>>

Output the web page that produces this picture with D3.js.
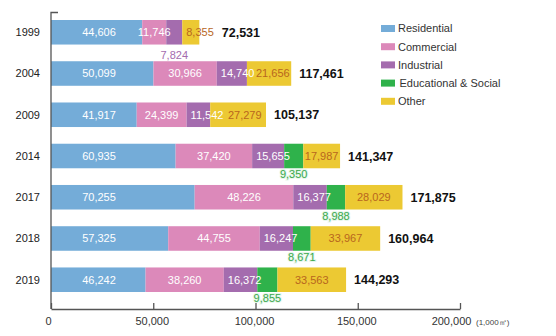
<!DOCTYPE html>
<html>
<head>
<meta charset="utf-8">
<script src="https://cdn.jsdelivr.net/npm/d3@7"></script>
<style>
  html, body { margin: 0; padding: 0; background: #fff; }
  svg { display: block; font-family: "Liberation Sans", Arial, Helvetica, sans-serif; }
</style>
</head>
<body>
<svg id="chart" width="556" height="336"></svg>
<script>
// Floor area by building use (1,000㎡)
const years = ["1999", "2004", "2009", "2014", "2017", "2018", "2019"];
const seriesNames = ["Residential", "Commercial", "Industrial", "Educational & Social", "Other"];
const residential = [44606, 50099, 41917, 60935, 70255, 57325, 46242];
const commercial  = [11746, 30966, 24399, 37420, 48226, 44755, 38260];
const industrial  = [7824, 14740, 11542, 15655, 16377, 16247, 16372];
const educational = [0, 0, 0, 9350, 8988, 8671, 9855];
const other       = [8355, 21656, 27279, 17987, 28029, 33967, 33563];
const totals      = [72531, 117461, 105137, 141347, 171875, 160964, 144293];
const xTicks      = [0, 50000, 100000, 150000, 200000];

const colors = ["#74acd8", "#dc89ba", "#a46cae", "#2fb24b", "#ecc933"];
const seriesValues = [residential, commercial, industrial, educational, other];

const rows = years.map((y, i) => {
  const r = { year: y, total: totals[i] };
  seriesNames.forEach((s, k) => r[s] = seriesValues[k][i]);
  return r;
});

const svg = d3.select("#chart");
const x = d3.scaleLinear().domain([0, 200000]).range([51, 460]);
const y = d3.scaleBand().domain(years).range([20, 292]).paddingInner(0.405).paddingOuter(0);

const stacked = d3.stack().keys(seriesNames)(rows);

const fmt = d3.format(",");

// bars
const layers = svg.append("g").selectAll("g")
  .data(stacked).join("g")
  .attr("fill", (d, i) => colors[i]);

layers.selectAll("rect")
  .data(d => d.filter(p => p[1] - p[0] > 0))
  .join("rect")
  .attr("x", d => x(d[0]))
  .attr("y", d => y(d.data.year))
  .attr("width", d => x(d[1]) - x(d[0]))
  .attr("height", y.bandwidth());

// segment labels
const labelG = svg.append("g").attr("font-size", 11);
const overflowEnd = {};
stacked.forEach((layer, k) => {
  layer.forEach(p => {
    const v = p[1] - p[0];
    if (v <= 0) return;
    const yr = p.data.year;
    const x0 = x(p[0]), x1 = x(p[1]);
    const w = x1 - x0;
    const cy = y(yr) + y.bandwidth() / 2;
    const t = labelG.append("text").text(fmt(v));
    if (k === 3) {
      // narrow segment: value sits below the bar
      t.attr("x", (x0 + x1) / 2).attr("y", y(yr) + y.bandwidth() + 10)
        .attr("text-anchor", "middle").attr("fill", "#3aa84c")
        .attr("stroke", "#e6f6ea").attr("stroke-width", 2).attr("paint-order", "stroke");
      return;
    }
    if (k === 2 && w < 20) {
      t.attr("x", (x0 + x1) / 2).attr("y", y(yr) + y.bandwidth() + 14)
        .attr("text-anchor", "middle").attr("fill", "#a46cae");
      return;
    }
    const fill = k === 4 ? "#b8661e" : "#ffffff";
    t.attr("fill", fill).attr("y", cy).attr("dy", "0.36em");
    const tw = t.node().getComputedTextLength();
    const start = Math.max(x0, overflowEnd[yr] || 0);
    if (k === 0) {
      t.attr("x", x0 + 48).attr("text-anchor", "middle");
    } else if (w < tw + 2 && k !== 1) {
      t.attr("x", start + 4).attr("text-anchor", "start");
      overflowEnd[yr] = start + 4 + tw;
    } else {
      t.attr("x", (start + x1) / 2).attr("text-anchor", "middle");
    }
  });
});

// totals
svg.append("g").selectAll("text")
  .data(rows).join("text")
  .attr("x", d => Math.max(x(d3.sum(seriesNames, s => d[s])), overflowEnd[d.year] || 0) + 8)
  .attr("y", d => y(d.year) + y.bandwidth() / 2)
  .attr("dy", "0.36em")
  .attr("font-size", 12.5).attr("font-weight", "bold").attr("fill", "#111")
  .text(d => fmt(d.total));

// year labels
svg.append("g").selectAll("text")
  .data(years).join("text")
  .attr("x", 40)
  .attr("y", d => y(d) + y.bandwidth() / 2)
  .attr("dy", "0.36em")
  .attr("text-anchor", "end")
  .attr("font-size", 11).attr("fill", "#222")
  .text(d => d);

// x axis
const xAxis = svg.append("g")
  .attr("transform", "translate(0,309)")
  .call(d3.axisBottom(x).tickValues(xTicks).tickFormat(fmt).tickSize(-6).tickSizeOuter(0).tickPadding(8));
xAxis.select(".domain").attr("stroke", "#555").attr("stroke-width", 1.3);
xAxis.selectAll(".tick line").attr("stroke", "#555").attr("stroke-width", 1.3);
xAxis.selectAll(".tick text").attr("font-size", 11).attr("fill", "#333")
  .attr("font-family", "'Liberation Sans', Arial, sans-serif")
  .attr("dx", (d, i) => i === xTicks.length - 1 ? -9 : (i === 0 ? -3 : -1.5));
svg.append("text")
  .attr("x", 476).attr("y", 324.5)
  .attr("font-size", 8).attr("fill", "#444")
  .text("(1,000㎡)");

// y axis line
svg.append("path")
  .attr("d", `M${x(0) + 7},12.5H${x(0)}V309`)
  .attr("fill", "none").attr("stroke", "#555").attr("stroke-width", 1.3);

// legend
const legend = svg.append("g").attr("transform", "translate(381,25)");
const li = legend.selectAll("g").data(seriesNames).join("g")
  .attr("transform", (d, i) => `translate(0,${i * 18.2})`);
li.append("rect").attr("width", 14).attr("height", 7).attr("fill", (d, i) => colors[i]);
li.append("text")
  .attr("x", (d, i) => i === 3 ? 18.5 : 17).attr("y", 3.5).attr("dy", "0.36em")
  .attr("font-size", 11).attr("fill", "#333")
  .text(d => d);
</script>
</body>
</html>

<<

Aim.
Without including any pictures, print all of the material exactly as given.

Full solution.
Output the web page that produces this picture with D3.js.
<!DOCTYPE html>
<html>
<head>
<meta charset="utf-8">
<script src="https://cdn.jsdelivr.net/npm/d3@7"></script>
<style>
  html, body { margin: 0; padding: 0; background: #fff; }
  svg { display: block; font-family: "Liberation Sans", Arial, Helvetica, sans-serif; }
</style>
</head>
<body>
<svg id="chart" width="556" height="336"></svg>
<script>
// Floor area by building use (1,000㎡)
const years = ["1999", "2004", "2009", "2014", "2017", "2018", "2019"];
const seriesNames = ["Residential", "Commercial", "Industrial", "Educational & Social", "Other"];
const residential = [44606, 50099, 41917, 60935, 70255, 57325, 46242];
const commercial  = [11746, 30966, 24399, 37420, 48226, 44755, 38260];
const industrial  = [7824, 14740, 11542, 15655, 16377, 16247, 16372];
const educational = [0, 0, 0, 9350, 8988, 8671, 9855];
const other       = [8355, 21656, 27279, 17987, 28029, 33967, 33563];
const totals      = [72531, 117461, 105137, 141347, 171875, 160964, 144293];
const xTicks      = [0, 50000, 100000, 150000, 200000];

const colors = ["#74acd8", "#dc89ba", "#a46cae", "#2fb24b", "#ecc933"];
const seriesValues = [residential, commercial, industrial, educational, other];

const rows = years.map((y, i) => {
  const r = { year: y, total: totals[i] };
  seriesNames.forEach((s, k) => r[s] = seriesValues[k][i]);
  return r;
});

const svg = d3.select("#chart");
const x = d3.scaleLinear().domain([0, 200000]).range([51, 460]);
const y = d3.scaleBand().domain(years).range([20, 292]).paddingInner(0.405).paddingOuter(0);

const stacked = d3.stack().keys(seriesNames)(rows);

const fmt = d3.format(",");

// bars
const layers = svg.append("g").selectAll("g")
  .data(stacked).join("g")
  .attr("fill", (d, i) => colors[i]);

layers.selectAll("rect")
  .data(d => d.filter(p => p[1] - p[0] > 0))
  .join("rect")
  .attr("x", d => x(d[0]))
  .attr("y", d => y(d.data.year))
  .attr("width", d => x(d[1]) - x(d[0]))
  .attr("height", y.bandwidth());

// segment labels
const labelG = svg.append("g").attr("font-size", 11);
const overflowEnd = {};
stacked.forEach((layer, k) => {
  layer.forEach(p => {
    const v = p[1] - p[0];
    if (v <= 0) return;
    const yr = p.data.year;
    const x0 = x(p[0]), x1 = x(p[1]);
    const w = x1 - x0;
    const cy = y(yr) + y.bandwidth() / 2;
    const t = labelG.append("text").text(fmt(v));
    if (k === 3) {
      // narrow segment: value sits below the bar
      t.attr("x", (x0 + x1) / 2).attr("y", y(yr) + y.bandwidth() + 10)
        .attr("text-anchor", "middle").attr("fill", "#3aa84c")
        .attr("stroke", "#e6f6ea").attr("stroke-width", 2).attr("paint-order", "stroke");
      return;
    }
    if (k === 2 && w < 20) {
      t.attr("x", (x0 + x1) / 2).attr("y", y(yr) + y.bandwidth() + 14)
        .attr("text-anchor", "middle").attr("fill", "#a46cae");
      return;
    }
    const fill = k === 4 ? "#b8661e" : "#ffffff";
    t.attr("fill", fill).attr("y", cy).attr("dy", "0.36em");
    const tw = t.node().getComputedTextLength();
    const start = Math.max(x0, overflowEnd[yr] || 0);
    if (k === 0) {
      t.attr("x", x0 + 48).attr("text-anchor", "middle");
    } else if (w < tw + 2 && k !== 1) {
      t.attr("x", start + 4).attr("text-anchor", "start");
      overflowEnd[yr] = start + 4 + tw;
    } else {
      t.attr("x", (start + x1) / 2).attr("text-anchor", "middle");
    }
  });
});

// totals
svg.append("g").selectAll("text")
  .data(rows).join("text")
  .attr("x", d => Math.max(x(d3.sum(seriesNames, s => d[s])), overflowEnd[d.year] || 0) + 8)
  .attr("y", d => y(d.year) + y.bandwidth() / 2)
  .attr("dy", "0.36em")
  .attr("font-size", 12.5).attr("font-weight", "bold").attr("fill", "#111")
  .text(d => fmt(d.total));

// year labels
svg.append("g").selectAll("text")
  .data(years).join("text")
  .attr("x", 40)
  .attr("y", d => y(d) + y.bandwidth() / 2)
  .attr("dy", "0.36em")
  .attr("text-anchor", "end")
  .attr("font-size", 11).attr("fill", "#222")
  .text(d => d);

// x axis
const xAxis = svg.append("g")
  .attr("transform", "translate(0,309)")
  .call(d3.axisBottom(x).tickValues(xTicks).tickFormat(fmt).tickSize(-6).tickSizeOuter(0).tickPadding(8));
xAxis.select(".domain").attr("stroke", "#555").attr("stroke-width", 1.3);
xAxis.selectAll(".tick line").attr("stroke", "#555").attr("stroke-width", 1.3);
xAxis.selectAll(".tick text").attr("font-size", 11).attr("fill", "#333")
  .attr("font-family", "'Liberation Sans', Arial, sans-serif")
  .attr("dx", (d, i) => i === xTicks.length - 1 ? -9 : (i === 0 ? -3 : -1.5));
svg.append("text")
  .attr("x", 476).attr("y", 324.5)
  .attr("font-size", 8).attr("fill", "#444")
  .text("(1,000㎡)");

// y axis line
svg.append("path")
  .attr("d", `M${x(0) + 7},12.5H${x(0)}V309`)
  .attr("fill", "none").attr("stroke", "#555").attr("stroke-width", 1.3);

// legend
const legend = svg.append("g").attr("transform", "translate(381,25)");
const li = legend.selectAll("g").data(seriesNames).join("g")
  .attr("transform", (d, i) => `translate(0,${i * 18.2})`);
li.append("rect").attr("width", 14).attr("height", 7).attr("fill", (d, i) => colors[i]);
li.append("text")
  .attr("x", (d, i) => i === 3 ? 18.5 : 17).attr("y", 3.5).attr("dy", "0.36em")
  .attr("font-size", 11).attr("fill", "#333")
  .text(d => d);
</script>
</body>
</html>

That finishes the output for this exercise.